A lot has changed since Craig Freedman’s great-grandfather first filed and received a patent in 1932 for his spring seat design.
“In a modern-day transit bus, you might see around 40 passenger seats that, to the untrained eye, all look very similar,” explained Freedman. “But actually, of those 40 seats, about 25 are unique in some way, each one custom-configured for that vehicle — from seats that flip and fold out to accommodate people with disabilities to seats that have to clear the vehicle’s heating and air conditioning ducts and electrical lines.”
The market’s demand for such a wide array of seating options, and Freedman Seating’s ability to custom make and supply those seats at the highest quality, has resulted in significant growth for the company.
In fact, after nearly doubling in size over the course of a 10-year span, Freedman Seating was in need of more space to accommodate its growing business. Freedman tapped his Wells Fargo banker, Sean Fox, for guidance and consultation on the best options for moving forward.

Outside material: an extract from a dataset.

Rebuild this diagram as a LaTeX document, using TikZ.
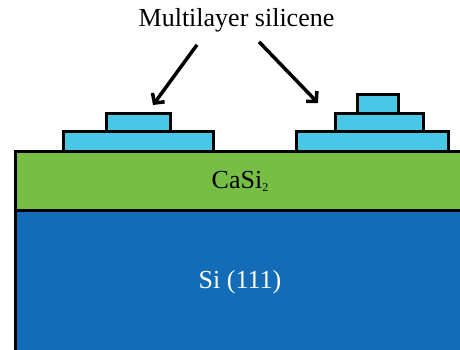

“Freedman Seating and Wells Fargo began doing business in the fall of 2009, when the company came to us looking for a bank relationship that could provide them with growth financing and new ideas to help them achieve their goals,” said Fox, a middle market banker at Wells Fargo. “Fortunately, they had a property adjacent to their original footprint, which we were able to help them finance and purchase, essentially doubling their square footage.”
The company worked with Wells Fargo to finance its $10 million expansion project, including a new showroom and an on-site workout facility for employees. The gym offers a competitive perk for Freedman Seating’s 800 employees, and it also provides the unexpected bonus of bringing co-workers together in a new way, noted Freedman.
“I go in there four or five times a week, and I’m working out with people from our sales department or our manufacturing department or our engineering department,” he said. “And we’ve grown a bond that we otherwise wouldn’t — we’ve gotten to know and understand each other better.”
Did you know?
Freedman Seating’s founder, Hyman Freedman, was recognized for his upholstery skills at the 1893 Columbian Exposition, a six-month long World’s Fair held in Chicago to mark the 400th anniversary of Christopher Columbus’ arrival in the New World.